> _BRIEF_
Extract the lines from the start through the line that holds "fig = plt.figure(figsize=(4.43, 4.41), dpi=100)", both included, omitting all images.

>>>

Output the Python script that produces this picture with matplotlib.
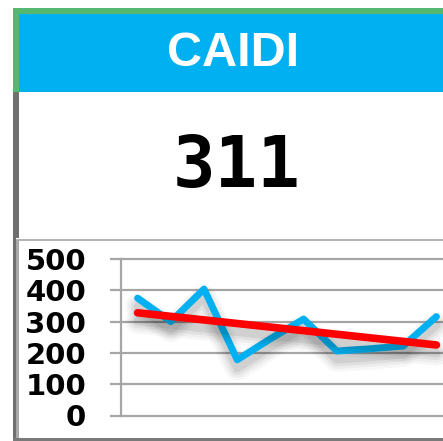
import matplotlib
matplotlib.use("Agg")
import matplotlib.pyplot as plt
import matplotlib.patheffects as pe
from matplotlib.patches import Rectangle
import numpy as np

title = "CAIDI"
kpi = "311"
caidi = [375, 300, 404, 178, 245, 308, 206, 213, 222, 316]
yticks = [0, 100, 200, 300, 400, 500]

blue = "#00B0F0"
green = "#55B86E"
grid_col = "#A6A6A6"

fig = plt.figure(figsize=(4.43, 4.41), dpi=100)

# card background drawn in pixel coords
bg = fig.add_axes([0, 0, 1, 1])
bg.set_xlim(0, 443)
bg.set_ylim(441, 0)
bg.axis("off")
bg.add_patch(Rectangle((13, 8), 430, 6, color=green, lw=0))
bg.add_patch(Rectangle((13, 8), 6, 84, color=green, lw=0))
bg.add_patch(Rectangle((19, 14), 424, 78, color=blue, lw=0))
bg.add_patch(Rectangle((13, 92), 6, 146, color="#707070", lw=0))
bg.add_patch(Rectangle((16, 238.5), 427, 2.5, color="#B4B4B4", lw=0))
bg.add_patch(Rectangle((13, 238), 3.5, 203, color="#707070", lw=0))
bg.add_patch(Rectangle((16.5, 240), 2.5, 198, color="#A8A8A8", lw=0))
bg.add_patch(Rectangle((13, 437.5), 430, 3.5, color="#7A7A7A", lw=0))
bg.text(233, 53, title, color="white", fontsize=35, fontweight="bold",
        family="Liberation Sans", ha="center", va="center")
bg.text(237, 168, kpi, color="black", fontsize=51, fontweight="bold",
        family="DejaVu Sans Mono", ha="center", va="center")

# small trend chart
ax = fig.add_axes([121 / 443, 1 - 415.5 / 441, 322 / 443, 156.5 / 441])
ax.patch.set_visible(False)
x = np.arange(len(caidi))
k, b = np.polyfit(x, caidi, 1)

shadow = [pe.SimpleLineShadow(offset=(0, -6), shadow_color="k", alpha=a, linewidth=w)
          for a, w in [(0.03, 18), (0.04, 14), (0.05, 10), (0.07, 6)]]
ax.plot(x, caidi, color=blue, lw=5, solid_capstyle="round", solid_joinstyle="round",
        path_effects=shadow + [pe.Normal()], zorder=3)
ax.plot(x, k * x + b, color="red", lw=5.5, solid_capstyle="round",
        path_effects=shadow + [pe.Normal()], zorder=4)

ax.set_xlim(-0.5, -0.5 + 322 / 33.2)
ax.set_ylim(0, 500)
ax.set_yticks(yticks)
ax.set_xticks([])
for s in ["top", "right", "bottom"]:
    ax.spines[s].set_visible(False)
ax.spines["left"].set_color(grid_col)
ax.spines["left"].set_linewidth(1.6)
ax.yaxis.grid(True, color=grid_col, lw=1.6)
for gl in ax.get_ygridlines():
    gl.set_clip_on(False)
ax.tick_params(axis="y", length=8, width=1.6, color=grid_col, pad=17)
for lab in ax.get_yticklabels():
    lab.set_fontsize(21)
    lab.set_fontweight("bold")
    lab.set_family("DejaVu Sans")

fig.savefig("out.png", dpi=100)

<<<

> _RESULT_
Output the Python script that produces this picture with matplotlib.
import matplotlib
matplotlib.use("Agg")
import matplotlib.pyplot as plt
import matplotlib.patheffects as pe
from matplotlib.patches import Rectangle
import numpy as np

title = "CAIDI"
kpi = "311"
caidi = [375, 300, 404, 178, 245, 308, 206, 213, 222, 316]
yticks = [0, 100, 200, 300, 400, 500]

blue = "#00B0F0"
green = "#55B86E"
grid_col = "#A6A6A6"

fig = plt.figure(figsize=(4.43, 4.41), dpi=100)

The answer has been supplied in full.